Dès la première loi sur le surendettement(1), les tribunaux acceptèrent le dépôt d’un dossier lorsque les difficultés étaient prévisibles sans être encore effectives. Par exemple, le tribunal d’instance de Toul jugea en ce sens le 9 avril 1990 pour un débiteur qui « honore toutes ses dettes au jour du jugement, mais dont la situation va s’aggraver lorsque sa concubine ne percevra plus d’allocations chômage ».
La loi, dans sa rédaction initiale comme aujourd’hui l’article L. 711-1 du code de la consommation, dispose que « la situation de surendettement est caractérisée par l’impossibilité manifeste de faire face à l’ensemble de ses dettes, professionnelles et non professionnelles, exigibles et à échoir ».

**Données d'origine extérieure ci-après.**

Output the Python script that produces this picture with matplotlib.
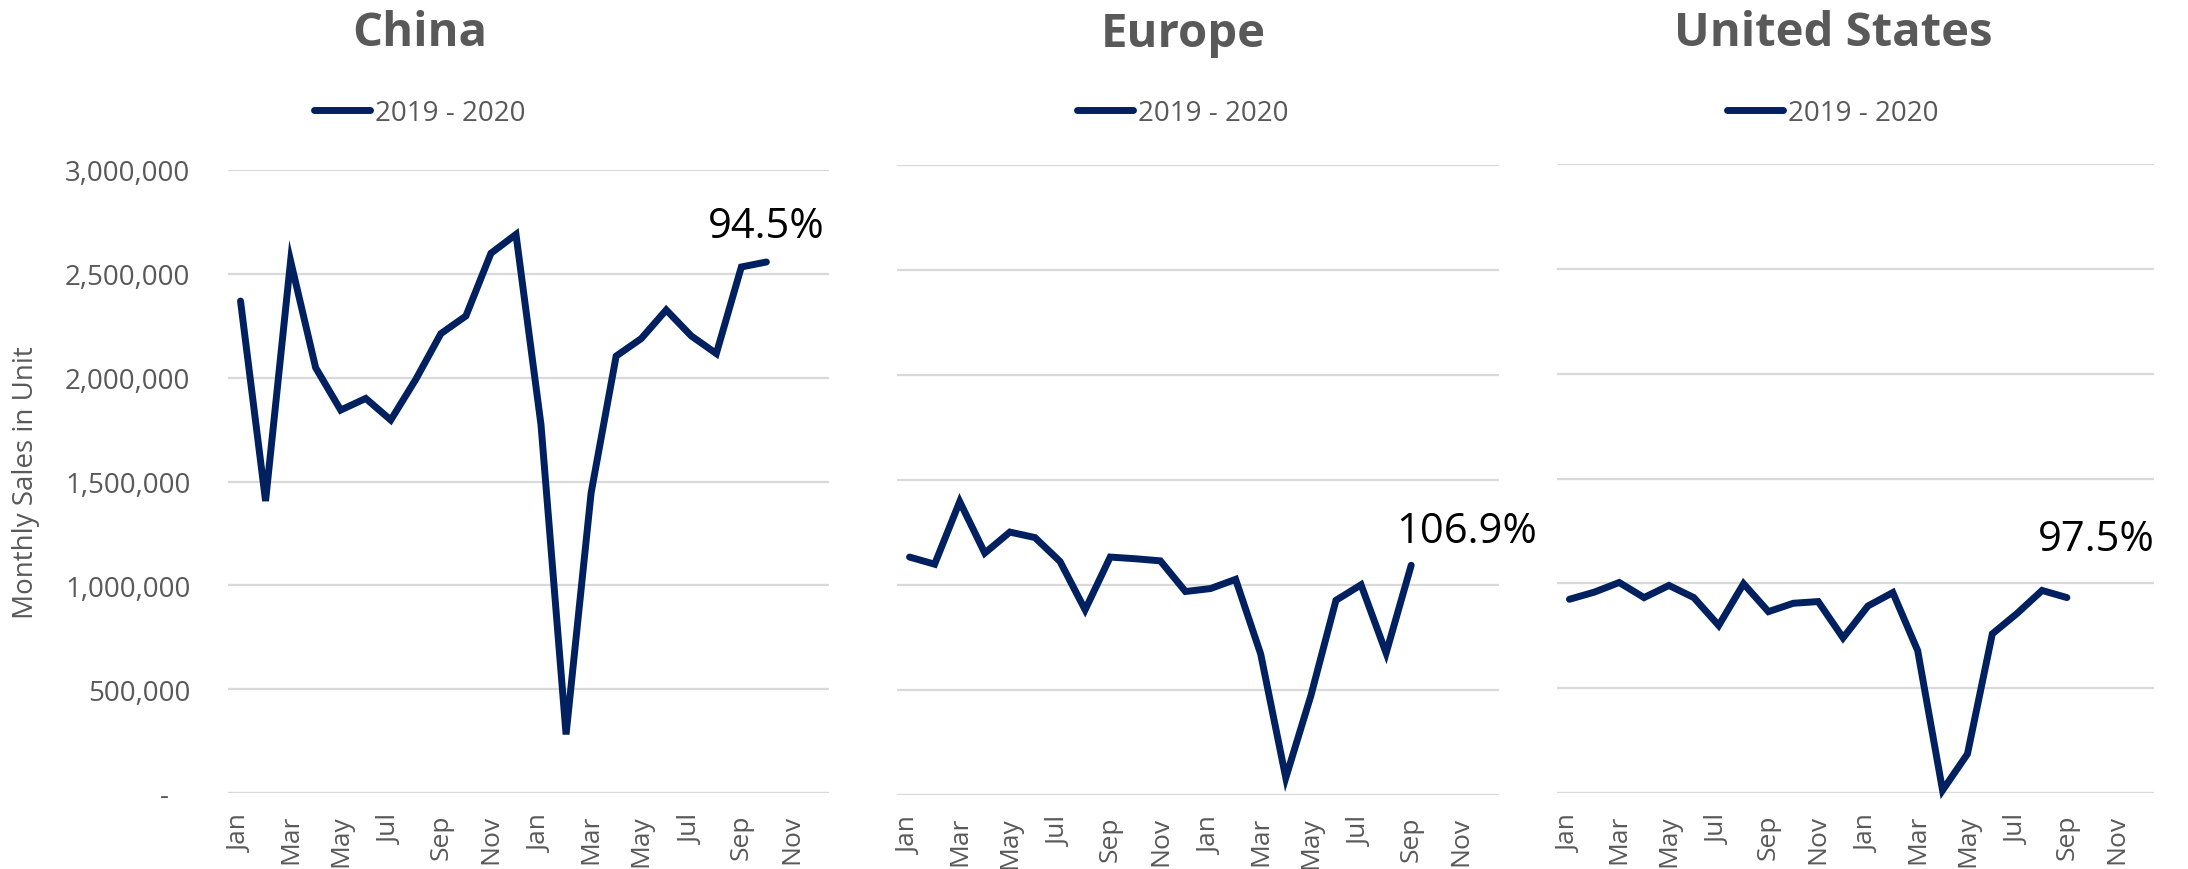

En pratique, cette démarche préventive n’est pas courante. Il faut dire que les commissions de surendettement peinent déjà à traiter le flot de dossiers que la succession de crises a généré. Mais on ne peut louer les mérites de la prévention et de l’anticipation tout en demandant à la personne prévoyante de revenir lorsqu’elle croulera sous les dettes et souvent les poursuites !

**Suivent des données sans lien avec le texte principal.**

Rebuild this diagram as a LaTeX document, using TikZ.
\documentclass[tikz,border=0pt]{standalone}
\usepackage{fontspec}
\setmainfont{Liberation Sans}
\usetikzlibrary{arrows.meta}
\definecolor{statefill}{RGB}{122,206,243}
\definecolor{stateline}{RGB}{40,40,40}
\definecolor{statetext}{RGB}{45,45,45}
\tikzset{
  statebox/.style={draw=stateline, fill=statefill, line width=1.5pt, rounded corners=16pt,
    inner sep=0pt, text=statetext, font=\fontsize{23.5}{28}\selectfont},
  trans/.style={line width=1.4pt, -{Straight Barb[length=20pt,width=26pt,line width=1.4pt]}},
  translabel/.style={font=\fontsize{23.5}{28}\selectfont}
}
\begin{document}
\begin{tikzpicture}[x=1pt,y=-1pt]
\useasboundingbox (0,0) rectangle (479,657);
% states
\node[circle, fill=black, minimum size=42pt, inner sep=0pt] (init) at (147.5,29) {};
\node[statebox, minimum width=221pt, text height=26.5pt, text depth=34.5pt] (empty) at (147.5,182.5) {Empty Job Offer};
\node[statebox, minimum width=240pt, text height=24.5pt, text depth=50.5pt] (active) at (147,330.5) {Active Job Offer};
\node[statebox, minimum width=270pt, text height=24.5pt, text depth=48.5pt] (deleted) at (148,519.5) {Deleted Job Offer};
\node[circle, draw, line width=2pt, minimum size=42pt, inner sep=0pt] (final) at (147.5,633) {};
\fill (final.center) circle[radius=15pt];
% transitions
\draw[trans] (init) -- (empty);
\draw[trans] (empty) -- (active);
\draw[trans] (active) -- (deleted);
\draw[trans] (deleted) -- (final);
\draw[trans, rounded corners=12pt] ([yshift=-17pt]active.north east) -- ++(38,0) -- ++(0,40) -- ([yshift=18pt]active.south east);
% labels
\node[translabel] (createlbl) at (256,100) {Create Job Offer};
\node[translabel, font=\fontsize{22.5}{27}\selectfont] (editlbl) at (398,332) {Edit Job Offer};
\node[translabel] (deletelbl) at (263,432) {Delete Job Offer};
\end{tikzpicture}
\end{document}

En 2021, les pouvoirs publics, inquiets des répercussions de la crise du Covid et des limites de la manne budgétaire (le « quoi qu’il en coûte »), ont souhaité réactiver l’approche préventive, que l’actuelle inflation rend d’autant plus pertinente. Dans une circulaire NOR ECOT 2105604C du 1er avril 2021, le ministère de l’Economie, des Finances et de la Relance indique : « Le fait que le débiteur ait été en mesure d’honorer ses engagements sans incident jusqu’au dépôt du dossier ne doit pas conduire à déclarer son irrecevabilité si l’examen de sa situation fait apparaître que des difficultés financières sont inévitables à brève échéance. » Voilà qui est dit ! Il ne reste plus aux commissions de surendettement que d’en prendre acte, pour peu qu’on le leur demande.

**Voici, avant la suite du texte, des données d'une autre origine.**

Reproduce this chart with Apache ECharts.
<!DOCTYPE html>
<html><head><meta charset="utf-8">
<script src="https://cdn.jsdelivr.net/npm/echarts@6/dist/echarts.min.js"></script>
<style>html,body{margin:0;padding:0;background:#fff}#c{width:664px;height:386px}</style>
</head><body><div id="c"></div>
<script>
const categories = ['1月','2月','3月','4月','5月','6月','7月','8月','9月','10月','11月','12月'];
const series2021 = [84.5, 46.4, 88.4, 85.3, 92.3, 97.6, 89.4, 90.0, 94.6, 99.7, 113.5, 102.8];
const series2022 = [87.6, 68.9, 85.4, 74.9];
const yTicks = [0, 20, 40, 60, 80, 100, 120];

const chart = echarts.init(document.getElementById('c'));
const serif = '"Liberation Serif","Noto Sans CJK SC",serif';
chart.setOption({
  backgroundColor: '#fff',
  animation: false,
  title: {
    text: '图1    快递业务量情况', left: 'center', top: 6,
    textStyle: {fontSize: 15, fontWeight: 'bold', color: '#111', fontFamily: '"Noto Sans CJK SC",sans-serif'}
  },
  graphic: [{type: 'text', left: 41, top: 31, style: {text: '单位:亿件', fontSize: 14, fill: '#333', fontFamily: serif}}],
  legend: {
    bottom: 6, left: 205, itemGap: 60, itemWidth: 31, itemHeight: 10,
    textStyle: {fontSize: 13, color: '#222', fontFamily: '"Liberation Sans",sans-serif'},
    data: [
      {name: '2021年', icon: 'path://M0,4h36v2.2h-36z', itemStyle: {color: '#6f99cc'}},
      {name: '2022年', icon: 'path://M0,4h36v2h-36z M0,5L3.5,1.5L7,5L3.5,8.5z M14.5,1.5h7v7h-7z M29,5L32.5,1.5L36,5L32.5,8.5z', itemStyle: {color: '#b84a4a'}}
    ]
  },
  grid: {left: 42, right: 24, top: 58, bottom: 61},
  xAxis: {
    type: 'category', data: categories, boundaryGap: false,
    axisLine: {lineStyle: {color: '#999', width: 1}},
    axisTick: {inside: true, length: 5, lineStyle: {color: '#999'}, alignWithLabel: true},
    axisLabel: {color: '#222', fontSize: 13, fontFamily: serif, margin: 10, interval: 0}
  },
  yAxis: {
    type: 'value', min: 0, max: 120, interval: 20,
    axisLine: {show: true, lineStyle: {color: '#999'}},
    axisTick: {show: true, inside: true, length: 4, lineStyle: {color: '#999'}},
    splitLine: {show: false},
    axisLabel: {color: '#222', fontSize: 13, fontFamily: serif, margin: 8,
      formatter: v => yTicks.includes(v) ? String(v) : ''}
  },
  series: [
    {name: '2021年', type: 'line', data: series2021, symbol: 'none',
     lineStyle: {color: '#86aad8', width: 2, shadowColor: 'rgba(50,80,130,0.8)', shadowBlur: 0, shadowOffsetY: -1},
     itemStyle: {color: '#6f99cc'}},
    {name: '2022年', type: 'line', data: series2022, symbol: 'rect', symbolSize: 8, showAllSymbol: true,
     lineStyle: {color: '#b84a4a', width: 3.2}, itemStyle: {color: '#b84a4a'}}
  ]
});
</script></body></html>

Les travailleurs sociaux ne doivent donc pas hésiter à saisir la commission de la Banque de France, le cas échéant en rappelant la circulaire précitée (même si elle n’a pas force de loi), avant que le désastre soit effectif. Au préalable, il est souhaitable de proposer à l’amiable un aménagement des dettes ou un moratoire à certains créanciers – en particulier les banques, les organismes de crédit, le Trésor public, éventuellement le bailleur si l’on est en situation d’honorer les loyers courants –, et ce, même si elles ne sont pas encore exigibles… Les demandes et les réponses seront jointes au dossier si les rééchelonnements éventuellement accordés ne suffisent pas à échapper au surendettement.
Cette méthode préventive n’est pas sans rappeler la possibilité offerte par l’article L. 314-20 du code de la consommation, qui permet au juge de suspendre le remboursement d’un emprunt sans frais ni intérêts supplémentaires à la charge de l’emprunteur.
Plus généralement, le droit s’avère souvent être un outil redoutable dans les relations entre créanciers et débiteurs, mais les travailleurs sociaux qui accompagnent ces derniers ne peuvent pas (toujours) s’appuyer sur des services juridiques de pointe, comme ceux des banques ou des entreprises de télécommunication. On entend souvent qu’on trouve tout sur Internet et maintenant sur ChatGPT, ce qui n’est pas exact dans des disciplines où l’interprétation est reine. Mais, surtout, trouver la bonne réponse implique de poser d’abord la bonne question : « Peut-on déposer un dossier de surendettement à titre préventif ? » Eh bien oui !
(1) Loi « Neiertz » du 31 décembre 1989 relative à la prévention et au règlement des difficultés liées au surendettement des particuliers et des familles.